Opinión

Rebelión Municipalista

Porfirio Muñoz Ledo

La teoría política contempla cuando menos tres formas de distribución y equilibrio de los poderes públicos. En el mundo occidental coinciden generalmente la democracia parlamentaria –en distintas modalidades según el régimen de gobierno–, la democracia social que permite la interacción entre actores no estatales y la llamada democracia territorial que asegura la coexistencia de varias autoridades en una misma demarcación, todas las cuales como emanación directa de la soberanía, tratándose de regímenes federalistas.

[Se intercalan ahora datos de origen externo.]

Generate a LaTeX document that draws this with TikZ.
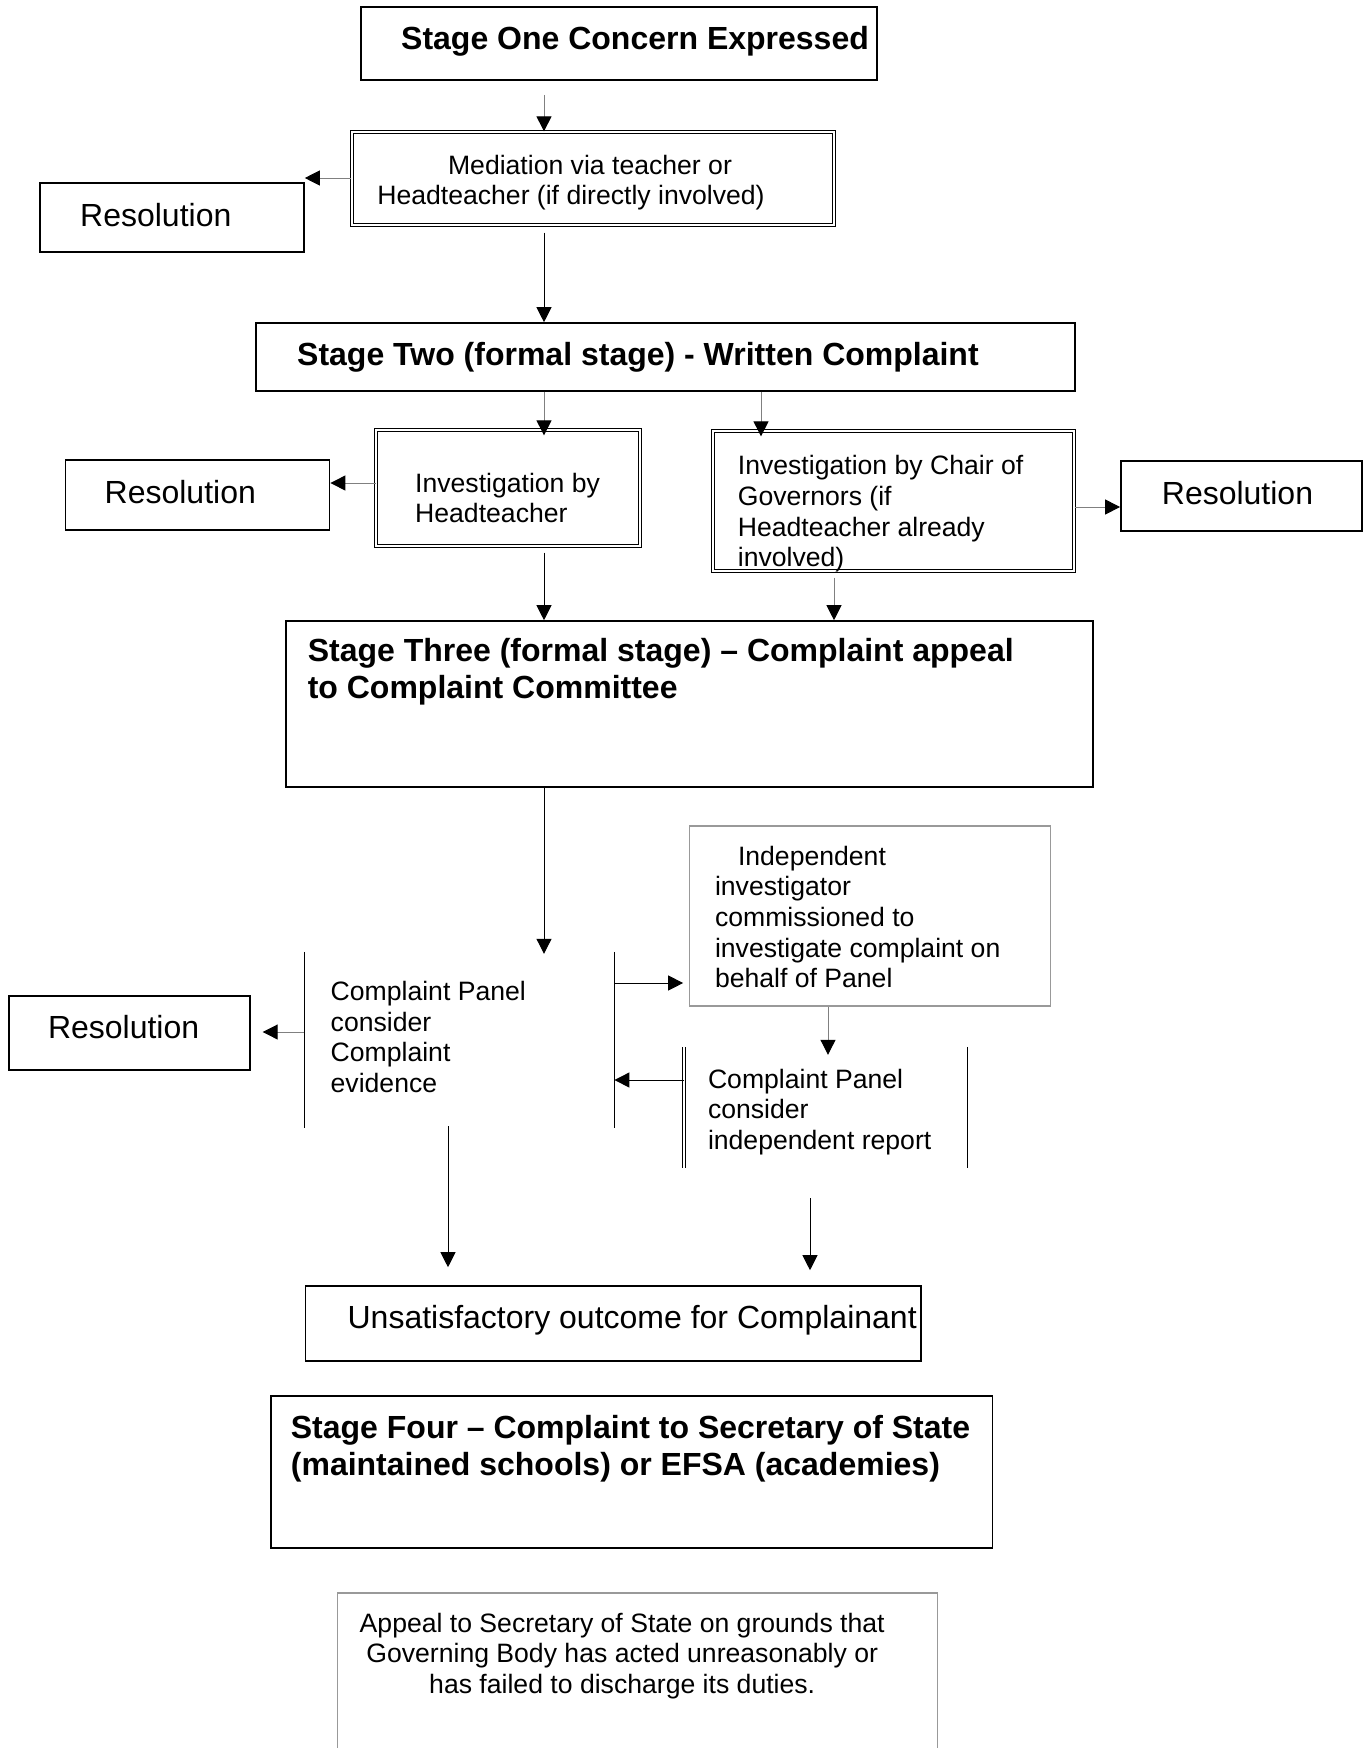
\documentclass[tikz,border=0pt]{standalone}
\usepackage{fontspec}
\setmainfont{Liberation Sans}
\usetikzlibrary{arrows.meta}
\begin{document}
\begin{tikzpicture}[x=1pt,y=-1pt,
  box/.style={draw=black, line width=1.6pt, inner sep=0pt},
  dbox/.style={draw=black, line width=1.3pt, double=white, double distance=1.6pt, inner sep=0pt},
  gbox/.style={draw=black!40, line width=1.3pt, inner sep=0pt},
  plain/.style={inner sep=0pt},
  big/.style={font=\fontsize{32}{36.8}\selectfont, inner sep=0pt, anchor=west},
  bigb/.style={font=\fontsize{32}{36.8}\selectfont\bfseries, inner sep=0pt, anchor=west, align=left},
  small/.style={font=\fontsize{26.6}{30.6}\selectfont, inner sep=0pt, anchor=west, align=left},
  arr/.style={line width=1pt, draw=black, -{Triangle[length=15pt,width=15pt,color=black]}},
  garr/.style={arr, draw=black!50},
  bar/.style={line width=1.3pt, draw=black},
  dbar/.style={line width=0.9pt, draw=black, double=white, double distance=1.8pt}
]
\clip (0,0) rectangle (1369,1748);
\fill[white] (0,0) rectangle (1369,1748);

% column / row helpers
\coordinate (c544) at (544,0);
\coordinate (c761) at (761,0);
\coordinate (c834) at (834,0);
\coordinate (c828) at (828,0);
\coordinate (c448) at (448,0);
\coordinate (c810) at (810,0);
\coordinate (r178) at (0,178);
\coordinate (r483) at (0,483);
\coordinate (r507) at (0,507);
\coordinate (r1032) at (0,1032);
\coordinate (r983) at (0,983);
\coordinate (r1080) at (0,1080);

% boxes
\node[box, minimum width=516pt, minimum height=73pt] (one) at (619,43.5) {};
\node[dbox, minimum width=482pt, minimum height=93pt] (med) at (593,178.5) {};
\node[box, minimum width=264pt, minimum height=69pt] (res1) at (172,217.5) {};
\node[box, minimum width=819pt, minimum height=68pt] (two) at (665.5,357) {};
\node[dbox, minimum width=264pt, minimum height=116pt] (invht) at (508.2,488) {};
\node[box, minimum width=264pt, minimum height=70pt] (res2) at (197.6,495) {};
\node[dbox, minimum width=361.4pt, minimum height=140pt] (chair) at (893.5,501) {};
\node[box, minimum width=241pt, minimum height=70pt] (res3) at (1241.4,496) {};
\node[box, minimum width=807pt, minimum height=166pt] (three) at (689.4,704) {};
\node[box, minimum width=241pt, minimum height=74pt] (res4) at (129.4,1033) {};
\node[gbox, minimum width=360.4pt, minimum height=180pt] (indep) at (870,916) {};
\node[plain, minimum width=309.6pt, minimum height=176pt] (panel) at (459.4,1040) {};
\node[plain, minimum width=281.7pt, minimum height=121pt] (cp2) at (825.3,1107.5) {};
\node[box, minimum width=615.2pt, minimum height=75pt] (unsat) at (613.2,1323.5) {};
\node[box, minimum width=721.7pt, minimum height=152pt] (four) at (631.6,1472) {};
\node[gbox, minimum width=600.3pt, minimum height=300pt] (appeal) at (637.6,1743) {};

% side bars
\draw[bar] (panel.north west) -- (panel.south west);
\draw[bar] (panel.north east) -- (panel.south east);
\draw[dbar] (cp2.north west) -- (cp2.south west);
\draw[dbar] (cp2.north east) -- (cp2.south east);

% texts
\node[bigb] (tOne) at (401,41.5) {Stage One Concern Expressed};
\node[small, anchor=center, align=center] (tMed) at (571,182.5) {\hspace*{38pt}Mediation via teacher or\\Headteacher (if directly involved)};
\node[big] (tRes1) at (80,215) {Resolution};
\node[bigb] (tTwo) at (297,357.5) {Stage Two (formal stage) - Written Complaint};
\node[small] (tInvHT) at (415,498) {Investigation by\\Headteacher};
\node[big] (tRes2) at (104.5,492) {Resolution};
\node[small] (tChair) at (737.7,514) {Investigation by Chair of\\Governors (if\\Headteacher already\\involved)};
\node[big] (tRes3) at (1161.7,493) {Resolution};
\node[bigb] (tThree) at (307.6,672) {Stage Three (formal stage) – Complaint appeal\\to Complaint Committee};
\node[small] (tPanel) at (330.5,1037) {Complaint Panel\\consider\\Complaint\\evidence};
\node[big] (tRes4) at (47.8,1027) {Resolution};
\node[small] (tIndep) at (714.8,917) {\hspace*{23pt}Independent\\investigator\\commissioned to\\investigate complaint on\\behalf of Panel};
\node[small] (tCP2) at (707.8,1112) {Complaint Panel\\consider\\independent report};
\node[big] (tUnsat) at (347.4,1320.5) {Unsatisfactory outcome for Complainant};
\node[bigb] (tFour) at (290.7,1449) {Stage Four – Complaint to Secretary of State\\(maintained schools) or EFSA (academies)};
\node[small, anchor=center, align=center] (tAppeal) at (622.2,1656) {Appeal to Secretary of State on grounds that\\Governing Body has acted unreasonably or\\has failed to discharge its duties.};

% connectors
\draw[garr] ([yshift=-14pt]one.south -| c544) -- (med.north -| c544);
\draw[garr] (med.west |- r178) -- (res1.east |- r178);
\draw[arr] ([yshift=-7pt]med.south -| c544) -- (two.north -| c544);
\draw[garr] (two.south -| c544) -- ([yshift=-6pt]invht.north -| c544);
\draw[garr] (two.south -| c761) -- ([yshift=-6pt]chair.north -| c761);
\draw[garr] (invht.west |- r483) -- (res2.east |- r483);
\draw[garr] (chair.east |- r507) -- (res3.west |- r507);
\draw[arr] ([yshift=-6pt]invht.south -| c544) -- (three.north -| c544);
\draw[garr] ([yshift=-6pt]chair.south -| c834) -- (three.north -| c834);
\draw[arr] (three.south -| c544) -- ([yshift=-2pt]panel.north -| c544);
\draw[garr] (panel.west |- r1032) -- ([xshift=12pt]res4.east |- r1032);
\draw[arr] (panel.east |- r983) -- ([xshift=-6pt]indep.west |- r983);
\draw[garr] (indep.south -| c828) -- ([yshift=-8pt]cp2.north -| c828);
\draw[arr] (cp2.west |- r1080) -- (panel.east |- r1080);
\draw[arr] ([yshift=2pt]panel.south -| c448) -- ([yshift=18pt]unsat.north -| c448);
\draw[arr] ([yshift=-30pt]cp2.south -| c810) -- ([yshift=15pt]unsat.north -| c810);
\end{tikzpicture}
\end{document}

Se reconoce como origen de estas instituciones en México, la Constitución de 1824 que adoptó en lo esencial del sistema implantado por la Constitución de Filadelfia. El Imperio de Iturbide significó la ruptura definitiva con el modelo de las Cortes de Cádiz, según el cual cada una de las comunidades territoriales gozaba de distintas atribuciones y derechos de acuerdo con su composición y tradiciones: al que se llamó “particularismo indiano”, articulado por un “sistema conciliar” en el cual las Cortes definían las controversias jurisdiccionales de modo casuístico y general ya que no conocían de cerca la composición política de las comarcas colonizadas. Al nacer la República Mexicana optó por el régimen federalista que hasta la fecha es vigente en muy pocos países del mundo, puesto que la mayor parte se organizan conforme a otras formas de coexistencia política como las confederaciones, los sistemas “pactuales” –establecidos por el mutuo acuerdo entre las partes– y las alianzas tribales o monárquicas.

No obstante, la enorme extensión de nuestra geografía, la escasa densidad de la población, la ausencia de comunicaciones y la inexistencia de una cultura republicana impidieron que esas demarcaciones gozaran de verdadera autonomía y sobre todo de genuina vida democrática. A ello se debe la instauración del “poder de un solo hombre”: Antonio López de Santa Anna. El conocimiento que este personaje tenía de los caudillos regionales, las autoridades eclesiásticas y los jefes militares lo hicieron el vector de esos estamentos y el único político capaz de gobernar y desgobernar. Recordemos, sin embargo, que las constituciones centralistas propiciaron el desmembramiento primero de Texas y luego de Arizona, Nuevo México, California y parte de Colorado a causa de la intervención norteamericana.

La Revolución de Ayutla de 1854 inició un ciclo opuesto en la organización política del país y planteó la reconstrucción del pacto federal reafirmando la autoridad política y económica de las grandes ciudades del país, entorno a las cuales se conformaron las Entidades federativas. A pesar de ello la concentración del poder en que derivaron las victorias armadas después de las guerras internas, volvió a establecer el predominio indiscutido de la gran Tenochtitlán que se erigió como una fortaleza inalcanzable en la sede ancestral de los mexicas.

Tal “pirámide de cacicazgos” perdura hasta hoy y en mi criterio sólo puede ser revertida por una rebelión municipalista que otorgue nuevamente vigencia al ejercicio de la soberanía en la que se deposita la voluntad inmediata de la gente. Esa es la más urgente de las reformas del Estado-nación que necesita fincarse en la redistribución de los recursos fiscales por acuerdo entre los tres órdenes de gobierno, a través de una Convención Nacional Hacendaria como las que se celebraron en 1925, 1933 y 1947. Mismas que luego fueron paralizadas y degradadas en la Ley de Coordinación Fiscal que devolvió al gobierno central el sartén económico por el mango de la supremacía política.

El debate suscitado con el arribo del nuevo gobierno sobre el traslado de los altos mandos de las secretarías de Estado hacia distintas ciudades del país, debiera ser analizado en toda su dimensión como la piedra de toque de una nueva distribución del poder en México. No hay mejor antídoto contra la desigualdad que el avance de las formas modernas de civilización hacia todos los ámbitos geográficos del país. Al respecto he presentado una iniciativa de reformas constitucionales que debería ser debatida cuanto antes a fin de evitar que se prolongue la dañina tendencia centralista y permitir que se interponga la correlación actual entre gobierno, territorio y sociedad. La devolución del ejercicio de la soberanía a todos los pueblos de la República sería la reforma básica de la Cuarta Transformación.